▶ Aim of the exercise: Could the lines from the start of the data through the line with "const vsysRiseSpike = 32, vsysFallDip = -20;" be set down exactly, with no pictures among them?
-- START --
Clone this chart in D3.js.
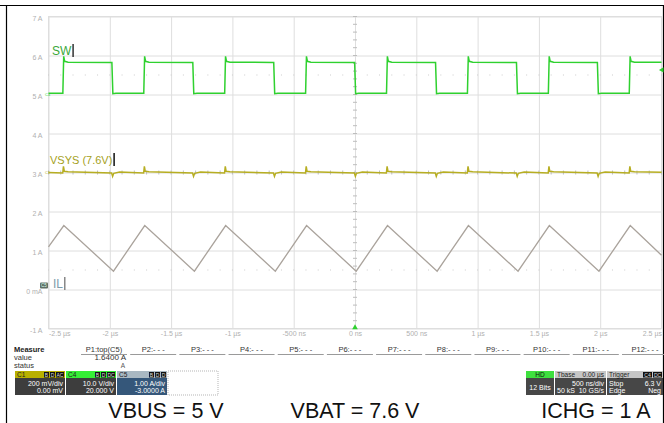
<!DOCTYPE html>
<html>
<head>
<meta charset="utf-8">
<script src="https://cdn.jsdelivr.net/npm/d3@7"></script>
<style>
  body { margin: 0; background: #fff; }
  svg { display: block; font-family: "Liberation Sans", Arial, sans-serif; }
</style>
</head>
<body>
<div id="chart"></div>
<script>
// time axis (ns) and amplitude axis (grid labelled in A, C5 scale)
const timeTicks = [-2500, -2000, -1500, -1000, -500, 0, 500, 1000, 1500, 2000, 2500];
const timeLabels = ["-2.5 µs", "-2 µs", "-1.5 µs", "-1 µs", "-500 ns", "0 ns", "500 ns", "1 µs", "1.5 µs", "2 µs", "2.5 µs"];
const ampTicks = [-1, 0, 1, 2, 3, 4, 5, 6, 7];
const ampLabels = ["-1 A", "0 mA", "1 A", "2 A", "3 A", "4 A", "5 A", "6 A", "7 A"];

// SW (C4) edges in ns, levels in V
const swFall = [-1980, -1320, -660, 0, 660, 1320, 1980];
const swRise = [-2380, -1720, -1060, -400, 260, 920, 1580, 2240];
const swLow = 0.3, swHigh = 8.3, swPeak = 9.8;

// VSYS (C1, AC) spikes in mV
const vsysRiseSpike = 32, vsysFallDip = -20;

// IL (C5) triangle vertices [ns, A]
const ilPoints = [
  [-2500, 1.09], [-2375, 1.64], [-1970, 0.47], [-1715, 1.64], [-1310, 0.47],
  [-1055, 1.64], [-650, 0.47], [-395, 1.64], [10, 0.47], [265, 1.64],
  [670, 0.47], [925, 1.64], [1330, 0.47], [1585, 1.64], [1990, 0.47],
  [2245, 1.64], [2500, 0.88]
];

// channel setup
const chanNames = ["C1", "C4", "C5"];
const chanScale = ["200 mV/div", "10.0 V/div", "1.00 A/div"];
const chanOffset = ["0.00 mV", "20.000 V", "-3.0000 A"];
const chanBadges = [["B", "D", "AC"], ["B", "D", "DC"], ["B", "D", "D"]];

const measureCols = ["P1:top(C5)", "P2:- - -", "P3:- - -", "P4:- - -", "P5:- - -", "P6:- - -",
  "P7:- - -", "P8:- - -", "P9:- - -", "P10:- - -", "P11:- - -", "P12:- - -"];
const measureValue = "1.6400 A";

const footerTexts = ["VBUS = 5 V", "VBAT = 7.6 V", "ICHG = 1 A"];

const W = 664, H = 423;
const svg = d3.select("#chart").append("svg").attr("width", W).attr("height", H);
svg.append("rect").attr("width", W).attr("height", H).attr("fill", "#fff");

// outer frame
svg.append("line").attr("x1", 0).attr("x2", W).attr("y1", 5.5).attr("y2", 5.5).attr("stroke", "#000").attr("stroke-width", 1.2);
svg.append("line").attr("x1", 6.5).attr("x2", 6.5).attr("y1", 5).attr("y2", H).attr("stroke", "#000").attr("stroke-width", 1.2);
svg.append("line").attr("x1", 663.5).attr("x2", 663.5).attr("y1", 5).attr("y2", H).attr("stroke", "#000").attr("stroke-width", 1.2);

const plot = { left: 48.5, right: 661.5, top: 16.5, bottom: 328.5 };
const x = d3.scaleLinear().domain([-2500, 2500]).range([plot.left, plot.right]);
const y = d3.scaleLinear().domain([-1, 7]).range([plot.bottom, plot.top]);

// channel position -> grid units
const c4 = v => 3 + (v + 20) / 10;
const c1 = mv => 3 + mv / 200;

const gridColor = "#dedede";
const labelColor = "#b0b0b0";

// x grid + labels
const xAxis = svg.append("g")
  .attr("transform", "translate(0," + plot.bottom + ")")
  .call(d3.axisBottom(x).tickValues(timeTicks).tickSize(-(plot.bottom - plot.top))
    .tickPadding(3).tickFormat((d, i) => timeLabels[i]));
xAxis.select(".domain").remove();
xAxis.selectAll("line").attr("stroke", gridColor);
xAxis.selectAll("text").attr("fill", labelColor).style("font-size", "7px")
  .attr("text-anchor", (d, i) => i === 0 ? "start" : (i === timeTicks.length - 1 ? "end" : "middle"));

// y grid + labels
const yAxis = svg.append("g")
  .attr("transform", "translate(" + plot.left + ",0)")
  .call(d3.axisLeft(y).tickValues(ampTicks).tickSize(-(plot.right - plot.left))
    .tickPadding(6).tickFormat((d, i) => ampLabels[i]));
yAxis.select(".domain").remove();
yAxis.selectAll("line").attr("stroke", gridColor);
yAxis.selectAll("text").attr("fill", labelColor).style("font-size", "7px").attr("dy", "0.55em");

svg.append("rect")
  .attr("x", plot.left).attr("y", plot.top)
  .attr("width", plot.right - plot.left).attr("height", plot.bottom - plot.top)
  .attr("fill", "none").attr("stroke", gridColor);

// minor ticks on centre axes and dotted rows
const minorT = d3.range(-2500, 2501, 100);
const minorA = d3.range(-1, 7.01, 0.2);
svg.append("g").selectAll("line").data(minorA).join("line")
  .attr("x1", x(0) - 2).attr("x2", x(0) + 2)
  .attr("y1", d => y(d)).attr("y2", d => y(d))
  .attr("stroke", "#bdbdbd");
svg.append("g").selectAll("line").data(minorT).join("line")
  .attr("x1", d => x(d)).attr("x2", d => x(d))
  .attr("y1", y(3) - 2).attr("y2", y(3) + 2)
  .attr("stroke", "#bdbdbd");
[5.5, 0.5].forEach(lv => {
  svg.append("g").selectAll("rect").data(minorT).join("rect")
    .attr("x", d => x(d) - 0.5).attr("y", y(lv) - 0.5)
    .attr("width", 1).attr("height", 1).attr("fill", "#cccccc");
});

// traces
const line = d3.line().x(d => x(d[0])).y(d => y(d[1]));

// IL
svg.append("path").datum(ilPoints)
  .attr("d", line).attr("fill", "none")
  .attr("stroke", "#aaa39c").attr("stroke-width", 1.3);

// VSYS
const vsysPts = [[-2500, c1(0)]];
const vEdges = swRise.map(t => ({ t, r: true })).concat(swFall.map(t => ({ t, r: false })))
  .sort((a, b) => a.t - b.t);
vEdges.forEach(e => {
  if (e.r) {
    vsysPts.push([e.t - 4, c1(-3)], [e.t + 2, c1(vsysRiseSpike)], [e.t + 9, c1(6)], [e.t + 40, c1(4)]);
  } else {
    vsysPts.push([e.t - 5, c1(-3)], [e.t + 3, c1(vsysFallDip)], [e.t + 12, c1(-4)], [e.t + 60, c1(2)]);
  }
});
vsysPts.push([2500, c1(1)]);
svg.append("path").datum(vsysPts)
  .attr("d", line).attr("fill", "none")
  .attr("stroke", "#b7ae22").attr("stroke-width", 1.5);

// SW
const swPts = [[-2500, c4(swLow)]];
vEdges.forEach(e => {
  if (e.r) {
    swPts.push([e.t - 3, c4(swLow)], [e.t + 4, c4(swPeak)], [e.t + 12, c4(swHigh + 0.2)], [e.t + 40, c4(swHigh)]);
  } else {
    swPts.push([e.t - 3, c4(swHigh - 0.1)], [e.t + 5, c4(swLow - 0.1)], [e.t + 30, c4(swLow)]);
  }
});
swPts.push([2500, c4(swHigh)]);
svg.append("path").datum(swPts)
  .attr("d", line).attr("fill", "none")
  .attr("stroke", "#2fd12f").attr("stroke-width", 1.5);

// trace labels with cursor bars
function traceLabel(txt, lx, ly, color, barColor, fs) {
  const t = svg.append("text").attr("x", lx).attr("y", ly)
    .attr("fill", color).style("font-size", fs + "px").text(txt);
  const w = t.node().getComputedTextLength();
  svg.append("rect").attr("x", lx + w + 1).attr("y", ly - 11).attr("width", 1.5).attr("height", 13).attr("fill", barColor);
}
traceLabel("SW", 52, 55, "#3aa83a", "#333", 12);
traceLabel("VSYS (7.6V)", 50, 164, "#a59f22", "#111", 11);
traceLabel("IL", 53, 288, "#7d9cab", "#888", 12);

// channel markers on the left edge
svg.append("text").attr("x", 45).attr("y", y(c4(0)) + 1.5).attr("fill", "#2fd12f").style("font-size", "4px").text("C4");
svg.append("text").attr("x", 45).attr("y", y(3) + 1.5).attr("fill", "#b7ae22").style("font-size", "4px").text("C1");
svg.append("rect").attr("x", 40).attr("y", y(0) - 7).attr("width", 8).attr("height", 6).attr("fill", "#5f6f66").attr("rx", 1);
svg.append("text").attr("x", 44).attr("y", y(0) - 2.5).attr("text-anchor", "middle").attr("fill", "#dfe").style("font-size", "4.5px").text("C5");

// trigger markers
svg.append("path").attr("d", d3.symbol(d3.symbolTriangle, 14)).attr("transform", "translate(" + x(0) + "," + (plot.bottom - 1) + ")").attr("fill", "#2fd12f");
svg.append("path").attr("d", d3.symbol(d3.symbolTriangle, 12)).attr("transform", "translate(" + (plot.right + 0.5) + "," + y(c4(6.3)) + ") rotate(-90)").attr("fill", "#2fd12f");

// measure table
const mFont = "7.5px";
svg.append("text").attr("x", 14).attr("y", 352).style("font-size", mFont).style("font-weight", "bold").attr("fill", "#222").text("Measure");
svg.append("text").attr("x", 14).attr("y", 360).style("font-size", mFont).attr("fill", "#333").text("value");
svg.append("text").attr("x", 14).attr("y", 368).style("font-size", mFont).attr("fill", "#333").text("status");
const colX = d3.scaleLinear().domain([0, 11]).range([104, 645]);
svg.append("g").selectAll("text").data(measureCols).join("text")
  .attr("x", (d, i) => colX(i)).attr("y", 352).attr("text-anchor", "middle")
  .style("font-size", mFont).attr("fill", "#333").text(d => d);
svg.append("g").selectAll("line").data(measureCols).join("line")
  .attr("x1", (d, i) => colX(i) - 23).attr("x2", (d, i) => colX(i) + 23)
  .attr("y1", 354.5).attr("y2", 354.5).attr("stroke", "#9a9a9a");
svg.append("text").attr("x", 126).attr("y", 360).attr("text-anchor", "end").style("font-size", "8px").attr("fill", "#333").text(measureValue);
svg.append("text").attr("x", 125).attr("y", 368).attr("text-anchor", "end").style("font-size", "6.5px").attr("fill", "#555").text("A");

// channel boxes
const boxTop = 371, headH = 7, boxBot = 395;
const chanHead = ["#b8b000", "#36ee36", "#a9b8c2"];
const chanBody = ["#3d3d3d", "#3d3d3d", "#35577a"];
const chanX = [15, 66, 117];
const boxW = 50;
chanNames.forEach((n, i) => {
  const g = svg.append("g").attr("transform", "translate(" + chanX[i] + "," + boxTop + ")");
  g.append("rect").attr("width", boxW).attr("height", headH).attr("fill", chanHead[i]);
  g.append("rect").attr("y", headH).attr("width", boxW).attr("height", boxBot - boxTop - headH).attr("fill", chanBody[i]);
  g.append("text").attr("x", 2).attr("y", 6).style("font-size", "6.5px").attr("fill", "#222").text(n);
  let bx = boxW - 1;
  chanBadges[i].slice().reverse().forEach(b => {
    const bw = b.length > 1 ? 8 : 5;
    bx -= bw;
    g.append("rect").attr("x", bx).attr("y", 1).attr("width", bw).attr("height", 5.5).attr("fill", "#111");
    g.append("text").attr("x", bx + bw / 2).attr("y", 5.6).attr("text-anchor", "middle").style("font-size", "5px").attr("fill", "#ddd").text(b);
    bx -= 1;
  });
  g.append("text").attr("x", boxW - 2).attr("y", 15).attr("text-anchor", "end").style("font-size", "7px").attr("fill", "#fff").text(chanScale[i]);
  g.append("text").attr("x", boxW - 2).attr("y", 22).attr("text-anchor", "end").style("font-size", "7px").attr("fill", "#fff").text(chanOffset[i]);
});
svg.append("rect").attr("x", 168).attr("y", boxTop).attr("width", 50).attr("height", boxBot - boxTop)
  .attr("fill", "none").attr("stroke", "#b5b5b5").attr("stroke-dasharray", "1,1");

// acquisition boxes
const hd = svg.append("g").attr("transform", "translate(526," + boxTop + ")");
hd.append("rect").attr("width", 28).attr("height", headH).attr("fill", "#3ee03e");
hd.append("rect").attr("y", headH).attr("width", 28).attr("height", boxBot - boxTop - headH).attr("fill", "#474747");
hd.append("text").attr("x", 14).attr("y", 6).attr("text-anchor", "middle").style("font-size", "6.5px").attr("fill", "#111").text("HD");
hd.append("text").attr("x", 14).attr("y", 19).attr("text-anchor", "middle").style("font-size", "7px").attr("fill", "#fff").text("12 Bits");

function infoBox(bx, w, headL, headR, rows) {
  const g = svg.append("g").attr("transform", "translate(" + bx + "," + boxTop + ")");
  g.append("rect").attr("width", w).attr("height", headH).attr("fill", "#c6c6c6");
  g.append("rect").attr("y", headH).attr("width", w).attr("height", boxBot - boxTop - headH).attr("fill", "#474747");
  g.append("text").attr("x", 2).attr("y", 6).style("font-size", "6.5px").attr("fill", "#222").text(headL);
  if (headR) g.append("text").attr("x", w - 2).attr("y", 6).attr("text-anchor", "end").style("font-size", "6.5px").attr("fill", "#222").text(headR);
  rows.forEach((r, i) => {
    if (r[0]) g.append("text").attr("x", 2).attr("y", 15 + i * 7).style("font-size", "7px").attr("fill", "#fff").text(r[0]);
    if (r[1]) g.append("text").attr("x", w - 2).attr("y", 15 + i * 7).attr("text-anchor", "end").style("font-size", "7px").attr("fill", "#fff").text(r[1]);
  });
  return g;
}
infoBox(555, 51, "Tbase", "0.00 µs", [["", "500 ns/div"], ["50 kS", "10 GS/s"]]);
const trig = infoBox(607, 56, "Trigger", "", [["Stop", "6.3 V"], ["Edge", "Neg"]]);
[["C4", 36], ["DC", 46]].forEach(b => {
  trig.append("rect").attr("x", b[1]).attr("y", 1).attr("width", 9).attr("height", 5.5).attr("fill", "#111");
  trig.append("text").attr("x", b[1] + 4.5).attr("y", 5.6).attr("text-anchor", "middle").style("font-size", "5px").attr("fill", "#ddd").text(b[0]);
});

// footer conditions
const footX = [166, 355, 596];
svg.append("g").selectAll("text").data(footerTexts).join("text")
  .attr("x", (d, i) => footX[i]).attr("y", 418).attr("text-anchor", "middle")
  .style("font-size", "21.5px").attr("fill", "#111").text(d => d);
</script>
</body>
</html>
-- END --
▶ Exercise answer:
Clone this chart in D3.js.
<!DOCTYPE html>
<html>
<head>
<meta charset="utf-8">
<script src="https://cdn.jsdelivr.net/npm/d3@7"></script>
<style>
  body { margin: 0; background: #fff; }
  svg { display: block; font-family: "Liberation Sans", Arial, sans-serif; }
</style>
</head>
<body>
<div id="chart"></div>
<script>
// time axis (ns) and amplitude axis (grid labelled in A, C5 scale)
const timeTicks = [-2500, -2000, -1500, -1000, -500, 0, 500, 1000, 1500, 2000, 2500];
const timeLabels = ["-2.5 µs", "-2 µs", "-1.5 µs", "-1 µs", "-500 ns", "0 ns", "500 ns", "1 µs", "1.5 µs", "2 µs", "2.5 µs"];
const ampTicks = [-1, 0, 1, 2, 3, 4, 5, 6, 7];
const ampLabels = ["-1 A", "0 mA", "1 A", "2 A", "3 A", "4 A", "5 A", "6 A", "7 A"];

// SW (C4) edges in ns, levels in V
const swFall = [-1980, -1320, -660, 0, 660, 1320, 1980];
const swRise = [-2380, -1720, -1060, -400, 260, 920, 1580, 2240];
const swLow = 0.3, swHigh = 8.3, swPeak = 9.8;

// VSYS (C1, AC) spikes in mV
const vsysRiseSpike = 32, vsysFallDip = -20;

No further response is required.